EXERCISE: Take the listing from its first line through the line that contains "const headLabels = ['0', '1', '2', '3', '4', '5', '6', '7'];" and please retype those lines exactly, leaving out the pictures.

GIVEN INFORMATION:
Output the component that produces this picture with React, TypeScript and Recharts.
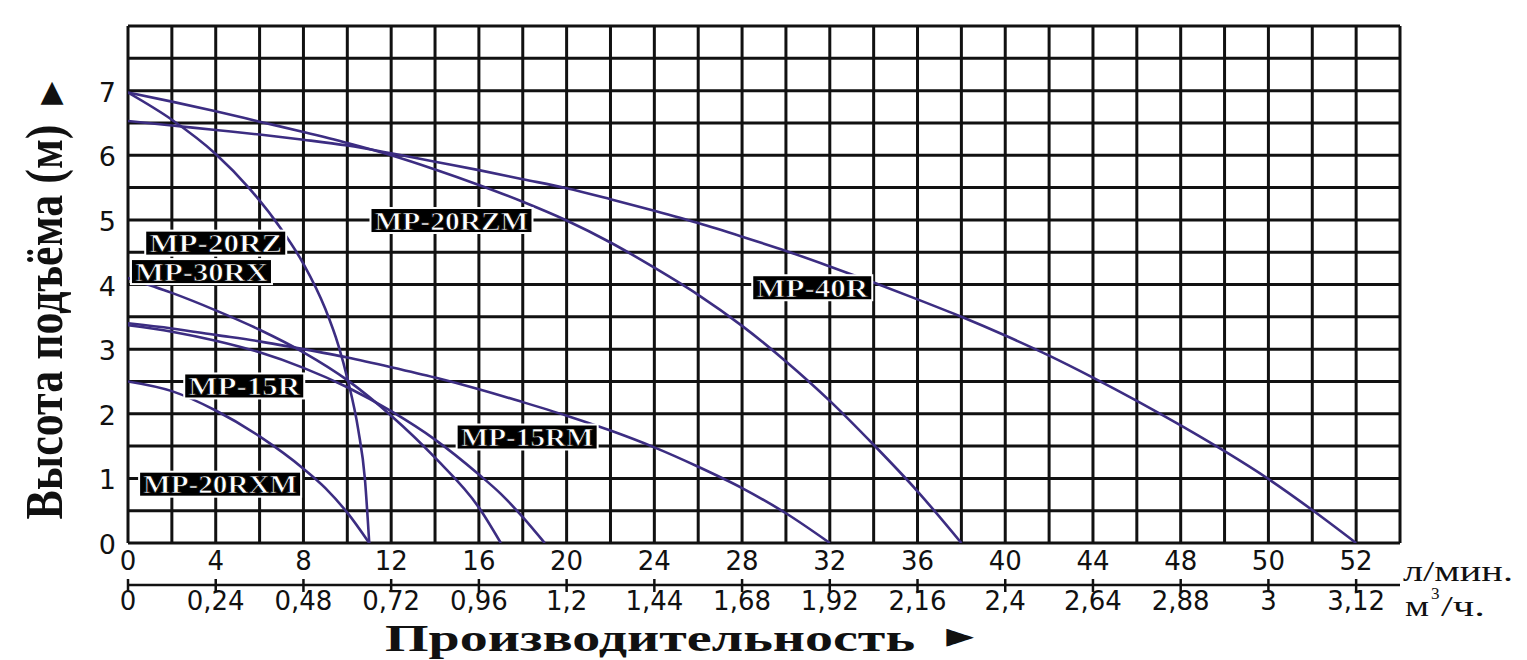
import React from 'react';
import { LineChart, Line, XAxis, YAxis, CartesianGrid, ReferenceDot, Label } from 'recharts';

// grid positions (л/мин.) and labelled ticks
const gridFlow = [0, 2, 4, 6, 8, 10, 12, 14, 16, 18, 20, 22, 24, 26, 28, 30, 32, 34, 36, 38, 40, 42, 44, 46, 48, 50, 52, 54, 56, 58];
const flowTicks = [0, 4, 8, 12, 16, 20, 24, 28, 32, 36, 40, 44, 48, 52, 56];
const flowLabels = ['0', '4', '8', '12', '16', '20', '24', '28', '32', '36', '40', '44', '48', '50', '52'];
const m3Labels = ['0', '0,24', '0,48', '0,72', '0,96', '1,2', '1,44', '1,68', '1,92', '2,16', '2,4', '2,64', '2,88', '3', '3,12'];
const headTicks = [0, 0.5, 1, 1.5, 2, 2.5, 3, 3.5, 4, 4.5, 5, 5.5, 6, 6.5, 7, 7.5, 8];
const headLabels = ['0', '1', '2', '3', '4', '5', '6', '7'];

// pump curves: q = flow position, h = head (m)
const mp20rz = [
  { q: 0, h: 6.97 }, { q: 2, h: 6.55 }, { q: 4, h: 6.02 }, { q: 5.5, h: 5.5 }, { q: 7, h: 4.85 },
  { q: 8, h: 4.32 }, { q: 9, h: 3.62 }, { q: 9.6, h: 3.05 }, { q: 10, h: 2.55 }, { q: 10.5, h: 1.75 },
  { q: 10.8, h: 1.0 }, { q: 11, h: 0 },
];
const mp20rzm = [
  { q: 0, h: 6.97 }, { q: 2, h: 6.83 }, { q: 4, h: 6.68 }, { q: 6, h: 6.52 }, { q: 8, h: 6.36 },
  { q: 10, h: 6.19 }, { q: 12, h: 6.0 }, { q: 14, h: 5.78 }, { q: 16, h: 5.54 }, { q: 18, h: 5.28 },
  { q: 20, h: 4.99 }, { q: 22, h: 4.65 }, { q: 24, h: 4.26 }, { q: 26, h: 3.84 }, { q: 28, h: 3.36 },
  { q: 30, h: 2.81 }, { q: 32, h: 2.2 }, { q: 34, h: 1.52 }, { q: 36, h: 0.8 }, { q: 38, h: 0 },
];
const mp40r = [
  { q: 0, h: 6.53 }, { q: 2, h: 6.46 }, { q: 4, h: 6.39 }, { q: 6, h: 6.32 }, { q: 8, h: 6.24 },
  { q: 10, h: 6.15 }, { q: 12, h: 6.03 }, { q: 14, h: 5.9 }, { q: 16, h: 5.77 }, { q: 18, h: 5.63 },
  { q: 20, h: 5.49 }, { q: 22, h: 5.32 }, { q: 24, h: 5.14 }, { q: 26, h: 4.95 }, { q: 28, h: 4.74 },
  { q: 30, h: 4.52 }, { q: 32, h: 4.28 }, { q: 34, h: 4.03 }, { q: 36, h: 3.77 }, { q: 38, h: 3.5 },
  { q: 40, h: 3.21 }, { q: 42, h: 2.9 }, { q: 44, h: 2.56 }, { q: 46, h: 2.2 }, { q: 48, h: 1.82 },
  { q: 50, h: 1.42 }, { q: 52, h: 0.99 }, { q: 54, h: 0.51 }, { q: 56, h: 0 },
];
const mp30rx = [
  { q: 0, h: 4.1 }, { q: 2, h: 3.87 }, { q: 4, h: 3.6 }, { q: 6, h: 3.3 }, { q: 8, h: 2.95 },
  { q: 10, h: 2.52 }, { q: 12, h: 1.97 }, { q: 14, h: 1.32 }, { q: 16, h: 0.55 }, { q: 17, h: 0 },
];
const mp15r = [
  { q: 0, h: 3.37 }, { q: 2, h: 3.27 }, { q: 4, h: 3.13 }, { q: 6, h: 2.95 }, { q: 8, h: 2.71 },
  { q: 10, h: 2.41 }, { q: 12, h: 2.04 }, { q: 14, h: 1.6 }, { q: 16, h: 1.06 }, { q: 17, h: 0.76 },
  { q: 18, h: 0.4 }, { q: 19, h: 0 },
];
const mp15rm = [
  { q: 0, h: 3.4 }, { q: 2, h: 3.32 }, { q: 4, h: 3.22 }, { q: 6, h: 3.12 }, { q: 8, h: 3.0 },
  { q: 10, h: 2.87 }, { q: 12, h: 2.72 }, { q: 14, h: 2.56 }, { q: 16, h: 2.38 }, { q: 18, h: 2.18 },
  { q: 20, h: 1.97 }, { q: 22, h: 1.74 }, { q: 24, h: 1.48 }, { q: 26, h: 1.18 }, { q: 28, h: 0.85 },
  { q: 30, h: 0.46 }, { q: 32, h: 0 },
];
const mp20rxm = [
  { q: 0, h: 2.5 }, { q: 2, h: 2.35 }, { q: 4, h: 2.05 }, { q: 6, h: 1.65 }, { q: 8, h: 1.15 },
  { q: 9, h: 0.85 }, { q: 10, h: 0.47 }, { q: 11, h: 0 },
];

const seriesList = [mp20rz, mp20rzm, mp40r, mp30rx, mp15r, mp15rm, mp20rxm];

// curve name tags (anchor in data units)
const tagNames = ['MP-20RZ', 'MP-30RX', 'MP-20RZM', 'MP-40R', 'MP-15R', 'MP-15RM', 'MP-20RXM'];
const tagFlow = [4.0, 3.35, 14.75, 31.2, 5.3, 18.2, 4.2];
const tagHead = [4.64, 4.2, 4.99, 3.95, 2.43, 1.64, 0.91];

const CURVE = '#3c2d82';
const INK = '#111';
const SANS = "'DejaVu Sans', sans-serif";
const SERIF = "'Liberation Serif', 'DejaVu Serif', serif";

const Tag = (props: any) => {
  const { cx, cy, name } = props;
  const w = name.length * 21 - 8;
  const h = 23;
  return (
    <g>
      <rect x={cx - w / 2 - 2} y={cy - h / 2 - 2} width={w + 4} height={h + 4} fill="#fff" />
      <rect x={cx - w / 2} y={cy - h / 2} width={w} height={h} fill="#000" />
      <text
        x={cx - w / 2 + 3}
        y={cy + 9}
        fontFamily={SERIF}
        fontWeight="bold"
        fontSize={25}
        fill="#fff"
        stroke="#000"
        strokeWidth={0.7}
        textLength={w - 6}
        lengthAdjust="spacingAndGlyphs"
      >
        {name}
      </text>
    </g>
  );
};

const FlowTick = (props: any) => {
  const { x, y, payload } = props;
  const i = flowTicks.indexOf(payload.value);
  if (i < 0) return <g />;
  return (
    <text x={x} y={y + 27} textAnchor="middle" fontFamily={SANS} fontSize={26} fill={INK}>
      {flowLabels[i]}
    </text>
  );
};

const M3Tick = (props: any) => {
  const { x, y, payload } = props;
  const i = flowTicks.indexOf(payload.value);
  if (i < 0) return <g />;
  return (
    <g>
      <line x1={x} x2={x} y1={y - 6} y2={y + 7} stroke={INK} strokeWidth={2.5} />
      <text x={x} y={y + 25} textAnchor="middle" fontFamily={SANS} fontSize={26} fill={INK}>
        {m3Labels[i]}
      </text>
    </g>
  );
};

const HeadTick = (props: any) => {
  const { x, y, payload } = props;
  const v = payload.value;
  if (!Number.isInteger(v) || v >= headLabels.length) return <g />;
  return (
    <text x={x - 12} y={y + 11} textAnchor="end" fontFamily={SANS} fontSize={27} fill={INK}>
      {headLabels[v]}
    </text>
  );
};

const YTitle = (props: any) => {
  const vb = props.viewBox || { x: 68, y: 26, width: 60, height: 517 };
  const cx = vb.x - 22;
  const cy = vb.y + 296;
  return (
    <g>
      <text
        transform={`translate(${cx}, ${cy}) rotate(-90) scale(1, 1.25)`}
        x={0}
        y={13}
        textAnchor="middle"
        fontFamily={SERIF}
        fontWeight="bold"
        fontSize={42}
        fill={INK}
        textLength={395}
        lengthAdjust="spacingAndGlyphs"
      >
        Высота подъёма (м)
      </text>
      <text x={cx + 6} y={vb.y + 75} textAnchor="middle" fontFamily={SANS} fontSize={30} fill={INK}>
        ▲
      </text>
    </g>
  );
};

const XTitle = (props: any) => {
  const vb = props.viewBox || { x: 128, y: 585, width: 1272, height: 75 };
  const ux = vb.x + vb.width + 5;
  return (
    <g>
      <text
        x={385}
        y={vb.y + 66}
        fontFamily={SERIF}
        fontWeight="bold"
        fontSize={38}
        fill={INK}
        textLength={530}
        lengthAdjust="spacingAndGlyphs"
      >
        Производительность
      </text>
      <text x={960} y={vb.y + 62} textAnchor="middle" fontFamily={SANS} fontSize={36} fill={INK}>
        ►
      </text>
      <text x={ux} y={vb.y + 31} fontFamily={SERIF} fontSize={30} fill={INK} textLength={24} lengthAdjust="spacingAndGlyphs">
        м
      </text>
      <text x={ux + 26} y={vb.y + 14} fontFamily={SERIF} fontSize={17} fill={INK}>
        3
      </text>
      <text x={ux + 36} y={vb.y + 31} fontFamily={SERIF} fontSize={30} fill={INK} textLength={44} lengthAdjust="spacingAndGlyphs">
        /ч.
      </text>
    </g>
  );
};

const FlowUnit = (props: any) => {
  const vb = props.viewBox || { x: 128, y: 543, width: 1272, height: 42 };
  return (
    <text x={vb.x + vb.width + 3} y={vb.y + 38} fontFamily={SERIF} fontSize={30} fill={INK} textLength={110} lengthAdjust="spacingAndGlyphs">
      л/мин.
    </text>
  );
};

export default function App() {
  return (
    <div style={{ position: 'fixed', left: 0, top: 0, width: 1527, height: 660, background: '#fff' }}>
      <LineChart width={1527} height={660} margin={{ top: 26, right: 127, left: 68, bottom: 0 }}>
        <CartesianGrid stroke={INK} strokeWidth={3} />
        <XAxis
          xAxisId={0}
          dataKey="q"
          type="number"
          domain={[0, 58]}
          ticks={gridFlow}
          interval={0}
          allowDataOverflow
          axisLine={false}
          tickLine={false}
          tickSize={0}
          tickMargin={0}
          height={42}
          tick={<FlowTick />}
        >
          <Label content={<FlowUnit />} />
        </XAxis>
        <XAxis
          xAxisId="m3"
          dataKey="q"
          type="number"
          domain={[0, 58]}
          ticks={flowTicks}
          interval={0}
          allowDataOverflow
          axisLine={{ stroke: INK, strokeWidth: 2.5 }}
          tickLine={false}
          tickSize={0}
          tickMargin={0}
          height={75}
          tick={<M3Tick />}
        >
          <Label content={<XTitle />} />
        </XAxis>
        <YAxis
          type="number"
          domain={[0, 8]}
          ticks={headTicks}
          interval={0}
          allowDataOverflow
          axisLine={false}
          tickLine={false}
          tickSize={0}
          tickMargin={0}
          width={60}
          tick={<HeadTick />}
        >
          <Label content={<YTitle />} />
        </YAxis>
        {seriesList.map((s, i) => (
          <Line
            key={i}
            data={s}
            dataKey="h"
            type="monotone"
            stroke={CURVE}
            strokeWidth={2.6}
            dot={false}
            activeDot={false}
            isAnimationActive={false}
          />
        ))}
        {tagNames.map((n, i) => (
          <ReferenceDot
            key={n}
            x={tagFlow[i]}
            y={tagHead[i]}
            r={0}
            shape={(p: any) => <Tag {...p} name={n} />}
          />
        ))}
      </LineChart>
    </div>
  );
}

TASK OUTPUT:
Output the component that produces this picture with React, TypeScript and Recharts.
import React from 'react';
import { LineChart, Line, XAxis, YAxis, CartesianGrid, ReferenceDot, Label } from 'recharts';

// grid positions (л/мин.) and labelled ticks
const gridFlow = [0, 2, 4, 6, 8, 10, 12, 14, 16, 18, 20, 22, 24, 26, 28, 30, 32, 34, 36, 38, 40, 42, 44, 46, 48, 50, 52, 54, 56, 58];
const flowTicks = [0, 4, 8, 12, 16, 20, 24, 28, 32, 36, 40, 44, 48, 52, 56];
const flowLabels = ['0', '4', '8', '12', '16', '20', '24', '28', '32', '36', '40', '44', '48', '50', '52'];
const m3Labels = ['0', '0,24', '0,48', '0,72', '0,96', '1,2', '1,44', '1,68', '1,92', '2,16', '2,4', '2,64', '2,88', '3', '3,12'];
const headTicks = [0, 0.5, 1, 1.5, 2, 2.5, 3, 3.5, 4, 4.5, 5, 5.5, 6, 6.5, 7, 7.5, 8];
const headLabels = ['0', '1', '2', '3', '4', '5', '6', '7'];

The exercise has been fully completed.